The Klastline River's watershed covers 1841 km2 and its estimated mean annual discharge is 21.5 m3/s. The mouth of the Klastline River is located about 27 km northeast of Telegraph Creek, about 52 km northwest of Iskut and about 64 km southwest of Dease Lake. The Klastline River's watershed's land cover is classified as 45% conifer forest, 21.2% shrubland, 11.9% barren, 8.2% mixed forest, 7.6% herbaceous, and small amounts of other cover.

==Geography==
The Klastline River originates in a valley on the Klastline Plateau between Tsazia Mountain and Mount Poelzer. From its source the Klastline River flows about 5 km north to the southern base of an unnamed circular, flat-topped mountain. It then flows generally west for about 30 km to the northeastern side of the Big Raven Plateau. From there, the Klastline River flows generally northwest for about 30 km along the northern end of the Big Raven Plateau through the Tahltan Highland to the western end of the Grand Canyon of the Stikine where it joins the Stikine River.

The Klastline River contains six named right tributaries. The first one is Morchuea Creek which flows southwest into the Klastline River. Konthil Creek is the second named right tributary which flows southwest into the Klastline River just northwest of Iskut. The third right tributary is Grass Creek which flows south into the Klastline River. Jokerslide Creek, the fourth named right tributary, flows southwest into the Klastline River. The fifth named right tributary, Cheeny Creek, flows southwest into the Klastine River east of Telegraph Creek. The sixth named right tributary is Detiaten Creek which flows west into the Klastline River just northeast of Telegraph Creek.

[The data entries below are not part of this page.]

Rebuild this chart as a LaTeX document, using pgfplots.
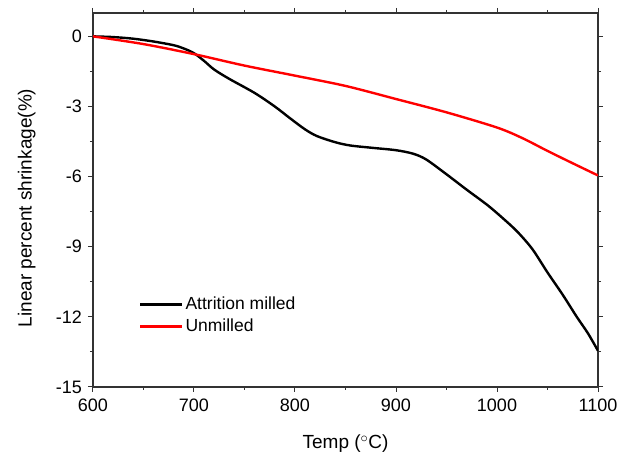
\documentclass[border=0pt]{standalone}
\usepackage{pgfplots}
\pgfplotsset{compat=1.18}
\usepackage{fontspec}
\setmainfont{Liberation Sans}
\begin{document}
\fontsize{18}{20}\selectfont
\begin{tikzpicture}
\path[use as bounding box] (-93pt,-65pt) rectangle (526pt,374pt+13pt);
\begin{axis}[
  at={(0,0)}, anchor=south west,
  scale only axis, width=505pt, height=374pt,
  xmin=600, xmax=1100, ymin=-15, ymax=1,
  xtick={600,700,...,1100},
  ytick={-15,-12,...,0},
  minor x tick num=1, minor y tick num=1,
  tick align=outside, tick pos=both,
  major tick length=5pt, minor tick length=3pt,
  every tick/.style={color=black!80, line width=1pt},
  axis line style={color=black!80, line width=1.2pt},
  /pgf/number format/assume math mode=true,
  /pgf/number format/1000 sep={},
  ticklabel style={font=\fontsize{18}{20}\selectfont},
  xticklabel style={yshift=-1pt},
  xlabel={Temp ($^\circ$C)},
  ylabel={Linear percent shrinkage(\%)},
  label style={font=\fontsize{19}{21}\selectfont},
  xlabel style={yshift=-11pt},
  ylabel style={yshift=8pt, xshift=-8pt},
  legend style={draw=none, fill=none, at={(0.085,0.252)}, anchor=north west,
    font=\fontsize{17.5}{20}\selectfont, row sep=2.5pt},
  legend cell align=left,
  legend image code/.code={\draw[#1, line width=2.4pt] (0pt,0pt) -- (42pt,0pt);},
]
\addplot[black, line width=2.4pt, smooth, tension=0.5] coordinates {
(600,0) (620,-0.03) (640,-0.1) (660,-0.22) (680,-0.38) (690,-0.52) (700,-0.72)
(710,-1.05) (720,-1.42) (735,-1.82) (760,-2.42) (780,-3.0) (795,-3.5)
(810,-3.98) (822,-4.27) (840,-4.53) (855,-4.67) (877,-4.77) (900,-4.87)
(917,-5.02) (930,-5.27) (950,-5.9) (970,-6.56) (990,-7.2) (1005,-7.75)
(1020,-8.35) (1035,-9.1) (1050,-10.1) (1065,-11.05) (1079,-12.0) (1090,-12.7) (1100,-13.45)
};
\addlegendentry{Attrition milled}
\addplot[red, line width=2.4pt, smooth, tension=0.5] coordinates {
(600,0) (650,-0.33) (700,-0.76) (750,-1.25) (800,-1.68) (850,-2.12) (900,-2.68)
(950,-3.25) (1000,-3.9) (1025,-4.35) (1050,-4.9) (1075,-5.43) (1100,-5.95)
};
\addlegendentry{Unmilled}
\end{axis}
\end{tikzpicture}
\end{document}
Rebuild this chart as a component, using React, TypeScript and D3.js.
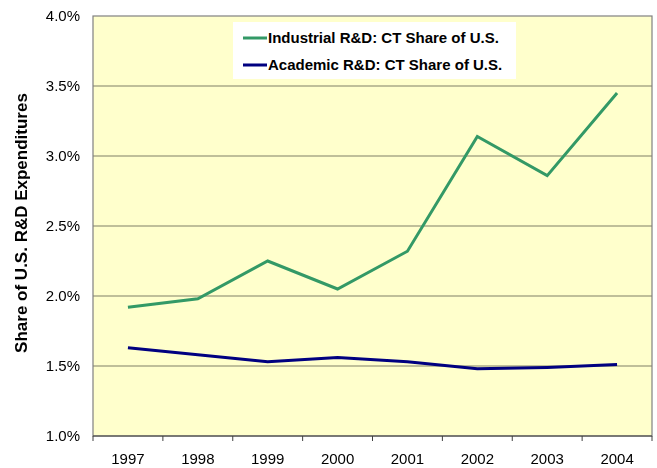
import { useEffect, useRef } from 'react';
import * as d3 from 'd3';

const YEARS = ['1997', '1998', '1999', '2000', '2001', '2002', '2003', '2004'];
const INDUSTRIAL = [1.92, 1.98, 2.25, 2.05, 2.32, 3.14, 2.86, 3.45];
const ACADEMIC = [1.63, 1.58, 1.53, 1.56, 1.53, 1.48, 1.49, 1.51];
const Y_TICKS = [1.0, 1.5, 2.0, 2.5, 3.0, 3.5, 4.0];
const SERIES = [
  { name: 'Industrial R&D: CT Share of U.S.', values: INDUSTRIAL, color: '#339966' },
  { name: 'Academic R&D: CT Share of U.S.', values: ACADEMIC, color: '#000080' },
];

const W = 657, H = 468;
const M = { top: 16, right: 5, bottom: 32, left: 93 };
const FONT = '"Liberation Sans", Arial, sans-serif';

export default function App() {
  const ref = useRef<SVGSVGElement>(null);
  useEffect(() => {
    const svg = d3.select(ref.current); svg.selectAll('*').remove();
    const x = d3.scaleBand().domain(YEARS).range([M.left, W - M.right]);
    const y = d3.scaleLinear().domain([1.0, 4.0]).range([H - M.bottom, M.top]);

    svg.append('rect').attr('x', M.left).attr('y', M.top)
      .attr('width', W - M.right - M.left).attr('height', H - M.bottom - M.top).attr('fill', '#ffffcc');

    svg.append('g').selectAll('line').data(Y_TICKS.slice(1, -1)).join('line')
      .attr('x1', M.left).attr('x2', W - M.right).attr('y1', d => y(d)).attr('y2', d => y(d))
      .attr('stroke', '#808066').attr('stroke-width', 1.2);

    svg.append('rect').attr('x', M.left).attr('y', M.top)
      .attr('width', W - M.right - M.left).attr('height', H - M.bottom - M.top)
      .attr('fill', 'none').attr('stroke', '#808080').attr('stroke-width', 1.2);

    // x axis line + ticks at category boundaries
    svg.append('line').attr('x1', M.left).attr('x2', W - M.right)
      .attr('y1', H - M.bottom).attr('y2', H - M.bottom).attr('stroke', '#404040').attr('stroke-width', 1.2);
    const bounds = YEARS.map(d => x(d)!).concat([W - M.right]);
    svg.append('g').selectAll('line').data(bounds).join('line')
      .attr('x1', d => d).attr('x2', d => d).attr('y1', H - M.bottom).attr('y2', H - M.bottom + 5)
      .attr('stroke', '#404040');

    svg.append('g').selectAll('text').data(YEARS).join('text')
      .attr('x', d => x(d)! + x.bandwidth() / 2).attr('y', 464)
      .attr('text-anchor', 'middle').attr('font-family', FONT).attr('font-size', 15).attr('fill', '#000')
      .text(d => d);

    svg.append('g').selectAll('text').data(Y_TICKS).join('text')
      .attr('x', 80).attr('y', d => y(d) + 5)
      .attr('text-anchor', 'end').attr('font-family', FONT).attr('font-size', 15).attr('fill', '#000')
      .text(d => d.toFixed(1) + '%');

    svg.append('text').attr('transform', `translate(27,223) rotate(-90)`)
      .attr('text-anchor', 'middle').attr('font-family', FONT).attr('font-size', 17).attr('font-weight', 'bold')
      .text('Share of U.S. R&D Expenditures');

    const line = d3.line<number>().x((_, i) => x(YEARS[i])! + x.bandwidth() / 2).y(d => y(d));
    SERIES.forEach(s => {
      svg.append('path').datum(s.values).attr('d', line).attr('fill', 'none')
        .attr('stroke', s.color).attr('stroke-width', 3).attr('stroke-linejoin', 'miter');
    });

    const lg = svg.append('g');
    lg.append('rect').attr('x', 233).attr('y', 22).attr('width', 283).attr('height', 57).attr('fill', '#fff');
    SERIES.forEach((s, i) => {
      const ly = 38 + i * 27;
      lg.append('line').attr('x1', 243).attr('x2', 267).attr('y1', ly).attr('y2', ly)
        .attr('stroke', s.color).attr('stroke-width', 3);
      lg.append('text').attr('x', 268).attr('y', ly + 5).attr('font-family', FONT).attr('font-size', 15)
        .attr('font-weight', 'bold').text(s.name);
    });
  }, []);
  return <svg ref={ref} width={W} height={H} style={{ position: 'fixed', left: 0, top: 0, display: 'block' }} />;
}
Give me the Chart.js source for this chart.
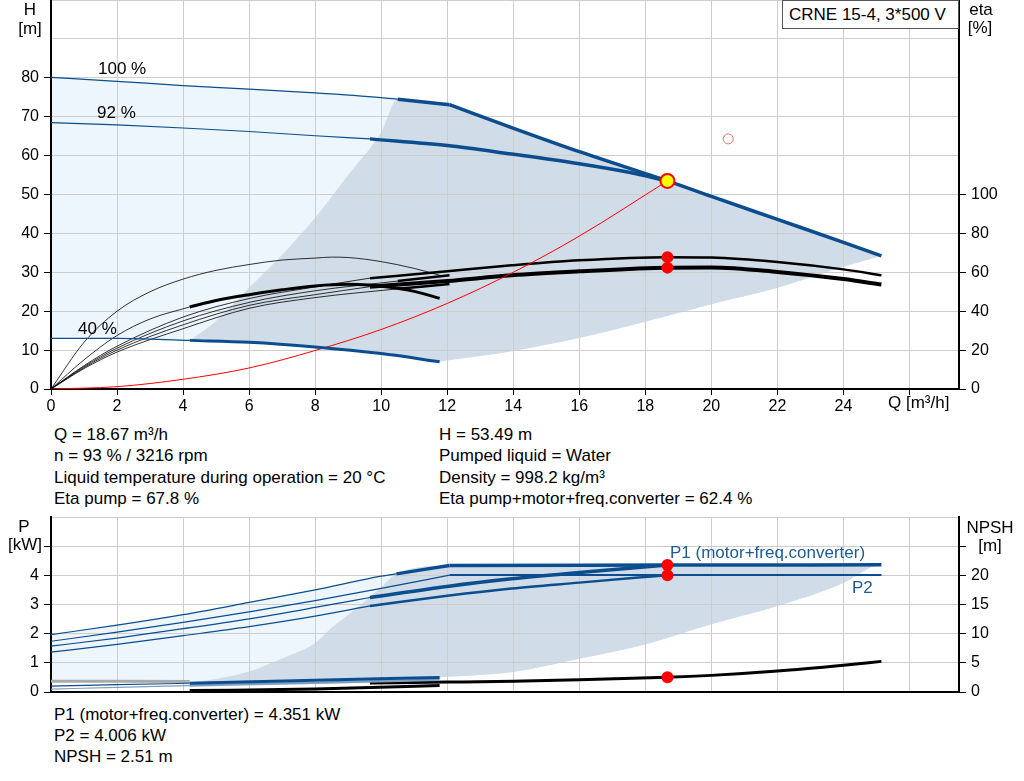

Only three left tributaries of the Klastline River are named. The first one is Tsazia Creek which flows north into the Klastline River. Kakiddi Creek, the second named left tributary, flows north into the Klastline River. The third named left tributary is Buckley Creek which flows northeast into the Klastline River east of Telegraph Creek.

The roughly 50 km Klastline River Trail begins at the community of Iskut on the Stewart–Cassiar Highway. It extends northwest and west along the Klastline River for much its length. The trail enters Mount Edziza Provincial Park at about 25 km where Kakiddi Creek drains into the Klastline River. After entering Mount Edziza Provincial Park, the Klastline River Trail traverses northwest along the Klastline River for about 10 km and then crosses the river at the northern end of Mount Edziza Provincial Park. From there, the Klastline River Trail traverses west for about 15 km to the northeastern end of Buckley Lake where it meets with the Buckley Lake Trail and Buckley Lake to Mowdade Lake Route junction.

==Geology==
The Klastline River has been repeatedly blocked by lava flows from the adjacent Mount Edziza volcanic complex. In the Pleistocene, massive basalt flows from at least three eruptive centres on the northern side of the volcanic complex entered the narrow valley of the Klastline River from Kakiddi Valley, temporarily blocking it to form a large shallow lake upstream. The main source of these lava flows was Klastline Cone and are assigned to the Klastline Formation. Erosional remnants of the Klastline lava flows form small buttes and buttresses along Klastline Valley.

At least three cinder cones of the Mount Edziza volcanic complex blocked the Klastline River during the Holocene. Moraine Cone produced a northeasterly lava flow that temporarily blocked both Kakiddi Creek and the Klastine River. Subsequent etching of new channels around or through the flows by both streams has exposed beds of lacustrine silt where lava-dammed lakes ponded upstream. Lava flows from Kana Cone also temporarily blocked the Klastline River and may have travelled Klastline Valley as far west as the Stikine River. The Klastline River was forced to establish a new route along the northern valley wall where it still flows to this day. Williams Cone produced a more than 10 km lava flow into Klastline Valley where its distal lobe formed a temporary dam across the Klastline River. All three cinder cones and associated lava flows are assigned to the Big Raven Formation.